To decide on this issue, Mr Justice Blair provided a comprehensive summary of relevant case law which is helpful in the analysis of the terms of any bond or guarantee:

  • A first demand bond or on-demand bond, unlike a guarantee, is in principle autonomous of the underlying contract. Liability arises under an on demand bond simply on a conforming demand made within the validity of the bond.
  • The incorporation of terms such a principal debtor clause or terms imposing primary liability and the use of the words “on demand” may be of limited value in determining an instrument’s legal nature.
  • The practical question is whether the instrument is effectively payable on demand with or without some supporting documentation: this can only be ascertained by examining its terms.
  • Advance payment guarantees can be issued in either form.
  • When it comes to construing the instrument, the nature of the party giving the guarantee is relevant. It has been held that there is a presumption (the “Marubeni presumption”) against construing an instrument as a demand bond which is not given by a bank or other financial institution.

The Court's Decision

With these principles in mind, Mr Justice Blair turned to two key terms of the APGs:

  • An obligation by which each guarantor “jointly and severally guarantees to the Employer the payment by the Contractor of the Guaranteed Amount as and when due pursuant to the Contract.”To the judge’s mind, this provision created a clear mechanism by which a demand under the APGs had to be determined by reference to GUPC’s obligations under the Contract. This was not in the nature of an on demand instrument.
  • An obligation for the guarantors to perform GUPC’s obligations of which it was in breach in the same manner that GUPC was required to perform them “according to the terms of the Contract“.This was not, in the judge’s opinion, the language of first demand liability.

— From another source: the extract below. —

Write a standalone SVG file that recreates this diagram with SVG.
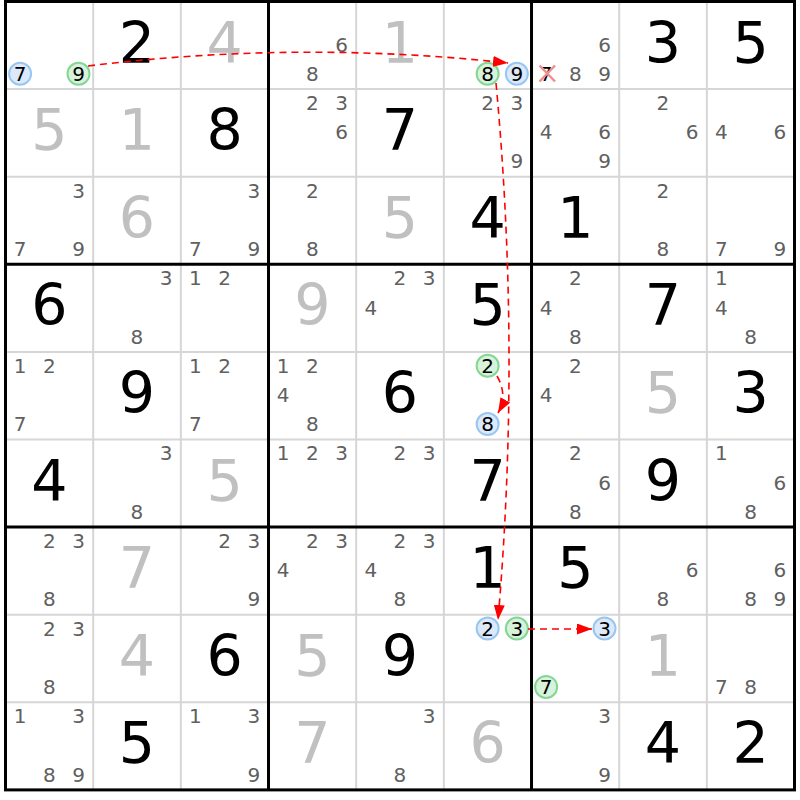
<svg xmlns="http://www.w3.org/2000/svg" width="800" height="800" viewBox="0 0 800 800">
<defs>
<style>
.thin{stroke:#d6d6d6;stroke-width:2;fill:none}
.thick{stroke:#000;stroke-width:3;fill:none}
.b{font-family:"DejaVu Sans",sans-serif;font-size:57px;text-anchor:middle;fill:#000}
.g{font-family:"DejaVu Sans",sans-serif;font-size:57px;text-anchor:middle;fill:#c0c0c0}
.c{font-family:"DejaVu Sans",sans-serif;font-size:20px;text-anchor:middle;fill:#606060;transform:translateY(0.7px)}
.k{fill:#000}
.cb{fill:#dbe9fb;stroke:#98c6f1;stroke-width:2}
.cg{fill:#d7f3dc;stroke:#83d693;stroke-width:2}
.x{stroke:#f18c8f;stroke-width:2.5}
.link{fill:none;stroke:#ff0000;stroke-width:1.6;stroke-dasharray:7 5}
</style>
<marker id="arr" markerUnits="userSpaceOnUse" markerWidth="15" markerHeight="11" refX="15" refY="5.5" orient="auto">
<path d="M0,0 L15,5.5 L0,11 z" fill="#ff0000"/>
</marker>
</defs>
<rect x="0" y="0" width="800" height="800" fill="#fff"/>
<g id="grid">
<path class="thin" d="M93.17,1.5V789.9M180.84,1.5V789.9M356.18,1.5V789.9M443.85,1.5V789.9M619.19,1.5V789.9M706.86,1.5V789.9M5.5,89.1H794.5M5.5,176.7H794.5M5.5,351.9H794.5M5.5,439.5H794.5M5.5,614.7H794.5M5.5,702.3H794.5"/>
<path class="thick" d="M268.51,1.5V789.9M531.52,1.5V789.9M5.5,264.3H794.5M5.5,527.1H794.5"/>
<rect class="thick" x="5.5" y="1.5" width="789" height="788.4"/>
</g>
<g id="cells">
<!-- row 1 -->
<g id="r1c1" transform="translate(5.5,1.5)"><circle class="cb" cx="14.6" cy="72.2" r="11"/><text class="c k" x="14.6" y="78.7">7</text><circle class="cg" cx="73" cy="72.2" r="11"/><text class="c k" x="73" y="78.7">9</text></g>
<g id="r1c2" transform="translate(93.17,1.5)"><text class="b" x="43.8" y="61">2</text></g>
<g id="r1c3" transform="translate(180.84,1.5)"><text class="g" x="43.8" y="61">4</text></g>
<g id="r1c4" transform="translate(268.51,1.5)"><text class="c" x="73" y="49.5">6</text><text class="c" x="43.8" y="78.7">8</text></g>
<g id="r1c5" transform="translate(356.18,1.5)"><text class="g" x="43.8" y="61">1</text></g>
<g id="r1c6" transform="translate(443.85,1.5)"><circle class="cg" cx="43.8" cy="72.2" r="11"/><text class="c k" x="43.8" y="78.7">8</text><circle class="cb" cx="73" cy="72.2" r="11"/><text class="c k" x="73" y="78.7">9</text></g>
<g id="r1c7" transform="translate(531.52,1.5)"><text class="c" x="73" y="49.5">6</text><text class="c k" x="14.6" y="78.7">7</text><path class="x" d="M8,64L23.5,80M23.5,64L8,80"/><text class="c" x="43.8" y="78.7">8</text><text class="c" x="73" y="78.7">9</text></g>
<g id="r1c8" transform="translate(619.19,1.5)"><text class="b" x="43.8" y="61">3</text></g>
<g id="r1c9" transform="translate(706.86,1.5)"><text class="b" x="43.8" y="61">5</text></g>
<!-- row 2 -->
<g id="r2c1" transform="translate(5.5,89.1)"><text class="g" x="43.8" y="61">5</text></g>
<g id="r2c2" transform="translate(93.17,89.1)"><text class="g" x="43.8" y="61">1</text></g>
<g id="r2c3" transform="translate(180.84,89.1)"><text class="b" x="43.8" y="61">8</text></g>
<g id="r2c4" transform="translate(268.51,89.1)"><text class="c" x="43.8" y="20.3">2</text><text class="c" x="73" y="20.3">3</text><text class="c" x="73" y="49.5">6</text></g>
<g id="r2c5" transform="translate(356.18,89.1)"><text class="b" x="43.8" y="61">7</text></g>
<g id="r2c6" transform="translate(443.85,89.1)"><text class="c" x="43.8" y="20.3">2</text><text class="c" x="73" y="20.3">3</text><text class="c" x="73" y="78.7">9</text></g>
<g id="r2c7" transform="translate(531.52,89.1)"><text class="c" x="14.6" y="49.5">4</text><text class="c" x="73" y="49.5">6</text><text class="c" x="73" y="78.7">9</text></g>
<g id="r2c8" transform="translate(619.19,89.1)"><text class="c" x="43.8" y="20.3">2</text><text class="c" x="73" y="49.5">6</text></g>
<g id="r2c9" transform="translate(706.86,89.1)"><text class="c" x="14.6" y="49.5">4</text><text class="c" x="73" y="49.5">6</text></g>
<!-- row 3 -->
<g id="r3c1" transform="translate(5.5,176.7)"><text class="c" x="73" y="20.3">3</text><text class="c" x="14.6" y="78.7">7</text><text class="c" x="73" y="78.7">9</text></g>
<g id="r3c2" transform="translate(93.17,176.7)"><text class="g" x="43.8" y="61">6</text></g>
<g id="r3c3" transform="translate(180.84,176.7)"><text class="c" x="73" y="20.3">3</text><text class="c" x="14.6" y="78.7">7</text><text class="c" x="73" y="78.7">9</text></g>
<g id="r3c4" transform="translate(268.51,176.7)"><text class="c" x="43.8" y="20.3">2</text><text class="c" x="43.8" y="78.7">8</text></g>
<g id="r3c5" transform="translate(356.18,176.7)"><text class="g" x="43.8" y="61">5</text></g>
<g id="r3c6" transform="translate(443.85,176.7)"><text class="b" x="43.8" y="61">4</text></g>
<g id="r3c7" transform="translate(531.52,176.7)"><text class="b" x="43.8" y="61">1</text></g>
<g id="r3c8" transform="translate(619.19,176.7)"><text class="c" x="43.8" y="20.3">2</text><text class="c" x="43.8" y="78.7">8</text></g>
<g id="r3c9" transform="translate(706.86,176.7)"><text class="c" x="14.6" y="78.7">7</text><text class="c" x="73" y="78.7">9</text></g>
<!-- row 4 -->
<g id="r4c1" transform="translate(5.5,264.3)"><text class="b" x="43.8" y="61">6</text></g>
<g id="r4c2" transform="translate(93.17,264.3)"><text class="c" x="73" y="20.3">3</text><text class="c" x="43.8" y="78.7">8</text></g>
<g id="r4c3" transform="translate(180.84,264.3)"><text class="c" x="14.6" y="20.3">1</text><text class="c" x="43.8" y="20.3">2</text></g>
<g id="r4c4" transform="translate(268.51,264.3)"><text class="g" x="43.8" y="61">9</text></g>
<g id="r4c5" transform="translate(356.18,264.3)"><text class="c" x="43.8" y="20.3">2</text><text class="c" x="73" y="20.3">3</text><text class="c" x="14.6" y="49.5">4</text></g>
<g id="r4c6" transform="translate(443.85,264.3)"><text class="b" x="43.8" y="61">5</text></g>
<g id="r4c7" transform="translate(531.52,264.3)"><text class="c" x="43.8" y="20.3">2</text><text class="c" x="14.6" y="49.5">4</text><text class="c" x="43.8" y="78.7">8</text></g>
<g id="r4c8" transform="translate(619.19,264.3)"><text class="b" x="43.8" y="61">7</text></g>
<g id="r4c9" transform="translate(706.86,264.3)"><text class="c" x="14.6" y="20.3">1</text><text class="c" x="14.6" y="49.5">4</text><text class="c" x="43.8" y="78.7">8</text></g>
<!-- row 5 -->
<g id="r5c1" transform="translate(5.5,351.9)"><text class="c" x="14.6" y="20.3">1</text><text class="c" x="43.8" y="20.3">2</text><text class="c" x="14.6" y="78.7">7</text></g>
<g id="r5c2" transform="translate(93.17,351.9)"><text class="b" x="43.8" y="61">9</text></g>
<g id="r5c3" transform="translate(180.84,351.9)"><text class="c" x="14.6" y="20.3">1</text><text class="c" x="43.8" y="20.3">2</text><text class="c" x="14.6" y="78.7">7</text></g>
<g id="r5c4" transform="translate(268.51,351.9)"><text class="c" x="14.6" y="20.3">1</text><text class="c" x="43.8" y="20.3">2</text><text class="c" x="14.6" y="49.5">4</text><text class="c" x="43.8" y="78.7">8</text></g>
<g id="r5c5" transform="translate(356.18,351.9)"><text class="b" x="43.8" y="61">6</text></g>
<g id="r5c6" transform="translate(443.85,351.9)"><circle class="cg" cx="43.8" cy="13.8" r="11"/><text class="c k" x="43.8" y="20.3">2</text><circle class="cb" cx="43.8" cy="72.2" r="11"/><text class="c k" x="43.8" y="78.7">8</text></g>
<g id="r5c7" transform="translate(531.52,351.9)"><text class="c" x="43.8" y="20.3">2</text><text class="c" x="14.6" y="49.5">4</text></g>
<g id="r5c8" transform="translate(619.19,351.9)"><text class="g" x="43.8" y="61">5</text></g>
<g id="r5c9" transform="translate(706.86,351.9)"><text class="b" x="43.8" y="61">3</text></g>
<!-- row 6 -->
<g id="r6c1" transform="translate(5.5,439.5)"><text class="b" x="43.8" y="61">4</text></g>
<g id="r6c2" transform="translate(93.17,439.5)"><text class="c" x="73" y="20.3">3</text><text class="c" x="43.8" y="78.7">8</text></g>
<g id="r6c3" transform="translate(180.84,439.5)"><text class="g" x="43.8" y="61">5</text></g>
<g id="r6c4" transform="translate(268.51,439.5)"><text class="c" x="14.6" y="20.3">1</text><text class="c" x="43.8" y="20.3">2</text><text class="c" x="73" y="20.3">3</text></g>
<g id="r6c5" transform="translate(356.18,439.5)"><text class="c" x="43.8" y="20.3">2</text><text class="c" x="73" y="20.3">3</text></g>
<g id="r6c6" transform="translate(443.85,439.5)"><text class="b" x="43.8" y="61">7</text></g>
<g id="r6c7" transform="translate(531.52,439.5)"><text class="c" x="43.8" y="20.3">2</text><text class="c" x="73" y="49.5">6</text><text class="c" x="43.8" y="78.7">8</text></g>
<g id="r6c8" transform="translate(619.19,439.5)"><text class="b" x="43.8" y="61">9</text></g>
<g id="r6c9" transform="translate(706.86,439.5)"><text class="c" x="14.6" y="20.3">1</text><text class="c" x="73" y="49.5">6</text><text class="c" x="43.8" y="78.7">8</text></g>
<!-- row 7 -->
<g id="r7c1" transform="translate(5.5,527.1)"><text class="c" x="43.8" y="20.3">2</text><text class="c" x="73" y="20.3">3</text><text class="c" x="43.8" y="78.7">8</text></g>
<g id="r7c2" transform="translate(93.17,527.1)"><text class="g" x="43.8" y="61">7</text></g>
<g id="r7c3" transform="translate(180.84,527.1)"><text class="c" x="43.8" y="20.3">2</text><text class="c" x="73" y="20.3">3</text><text class="c" x="73" y="78.7">9</text></g>
<g id="r7c4" transform="translate(268.51,527.1)"><text class="c" x="43.8" y="20.3">2</text><text class="c" x="73" y="20.3">3</text><text class="c" x="14.6" y="49.5">4</text></g>
<g id="r7c5" transform="translate(356.18,527.1)"><text class="c" x="43.8" y="20.3">2</text><text class="c" x="73" y="20.3">3</text><text class="c" x="14.6" y="49.5">4</text><text class="c" x="43.8" y="78.7">8</text></g>
<g id="r7c6" transform="translate(443.85,527.1)"><text class="b" x="43.8" y="61">1</text></g>
<g id="r7c7" transform="translate(531.52,527.1)"><text class="b" x="43.8" y="61">5</text></g>
<g id="r7c8" transform="translate(619.19,527.1)"><text class="c" x="73" y="49.5">6</text><text class="c" x="43.8" y="78.7">8</text></g>
<g id="r7c9" transform="translate(706.86,527.1)"><text class="c" x="73" y="49.5">6</text><text class="c" x="43.8" y="78.7">8</text><text class="c" x="73" y="78.7">9</text></g>
<!-- row 8 -->
<g id="r8c1" transform="translate(5.5,614.7)"><text class="c" x="43.8" y="20.3">2</text><text class="c" x="73" y="20.3">3</text><text class="c" x="43.8" y="78.7">8</text></g>
<g id="r8c2" transform="translate(93.17,614.7)"><text class="g" x="43.8" y="61">4</text></g>
<g id="r8c3" transform="translate(180.84,614.7)"><text class="b" x="43.8" y="61">6</text></g>
<g id="r8c4" transform="translate(268.51,614.7)"><text class="g" x="43.8" y="61">5</text></g>
<g id="r8c5" transform="translate(356.18,614.7)"><text class="b" x="43.8" y="61">9</text></g>
<g id="r8c6" transform="translate(443.85,614.7)"><circle class="cb" cx="43.8" cy="13.8" r="11"/><text class="c k" x="43.8" y="20.3">2</text><circle class="cg" cx="73" cy="13.8" r="11"/><text class="c k" x="73" y="20.3">3</text></g>
<g id="r8c7" transform="translate(531.52,614.7)"><circle class="cb" cx="73" cy="13.8" r="11"/><text class="c k" x="73" y="20.3">3</text><circle class="cg" cx="14.6" cy="72.2" r="11"/><text class="c k" x="14.6" y="78.7">7</text></g>
<g id="r8c8" transform="translate(619.19,614.7)"><text class="g" x="43.8" y="61">1</text></g>
<g id="r8c9" transform="translate(706.86,614.7)"><text class="c" x="14.6" y="78.7">7</text><text class="c" x="43.8" y="78.7">8</text></g>
<!-- row 9 -->
<g id="r9c1" transform="translate(5.5,702.3)"><text class="c" x="14.6" y="20.3">1</text><text class="c" x="73" y="20.3">3</text><text class="c" x="43.8" y="78.7">8</text><text class="c" x="73" y="78.7">9</text></g>
<g id="r9c2" transform="translate(93.17,702.3)"><text class="b" x="43.8" y="61">5</text></g>
<g id="r9c3" transform="translate(180.84,702.3)"><text class="c" x="14.6" y="20.3">1</text><text class="c" x="73" y="20.3">3</text><text class="c" x="73" y="78.7">9</text></g>
<g id="r9c4" transform="translate(268.51,702.3)"><text class="g" x="43.8" y="61">7</text></g>
<g id="r9c5" transform="translate(356.18,702.3)"><text class="c" x="73" y="20.3">3</text><text class="c" x="43.8" y="78.7">8</text></g>
<g id="r9c6" transform="translate(443.85,702.3)"><text class="g" x="43.8" y="61">6</text></g>
<g id="r9c7" transform="translate(531.52,702.3)"><text class="c" x="73" y="20.3">3</text><text class="c" x="73" y="78.7">9</text></g>
<g id="r9c8" transform="translate(619.19,702.3)"><text class="b" x="43.8" y="61">4</text></g>
<g id="r9c9" transform="translate(706.86,702.3)"><text class="b" x="43.8" y="61">2</text></g>
</g>
<g id="connectors">
<path class="link" marker-end="url(#arr)" d="M88,66 Q298,40 508,63"/>
<path class="link" marker-end="url(#arr)" d="M496,83 Q521,352 498,620"/>
<path class="link" marker-end="url(#arr)" d="M497,376 Q508,395 498,413"/>
<path class="link" marker-end="url(#arr)" d="M528,629 L592,629"/>
</g>
</svg>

The Court therefore found that GUPC’s owners were not liable under the APGs to make repayment of the advance payments on demand. Notwithstanding this, Mr Justice Blair also found that ACP was entitled to proceed with an application for summary judgement on an alternative case that GUPC’s owners primary liability was triggered by the failure of GUPC to make repayments “as and when” under the Contract, construed under English law.

The Court also found that GUPC’s owners were not able to stay the TCC proceedings until the arbitral proceedings were concluded, either under s.9 of the Arbitration Act 1996 or under the Civil Procedure Rules and/or its inherent jurisdiction or case management powers.


This case provides a valuable insight into the differences between primary “on demand” obligations and secondary “see to it” obligations and the case law used to assist in differentiating judicially between the two. Any instrument which purports to be payable “on demand” may be fatally undermined by the inclusion of more than a passing reference to (a) the underlying contract to determine the amount due or (b) the performance of obligations by the guarantors under that contract in the event of a claim under the instrument.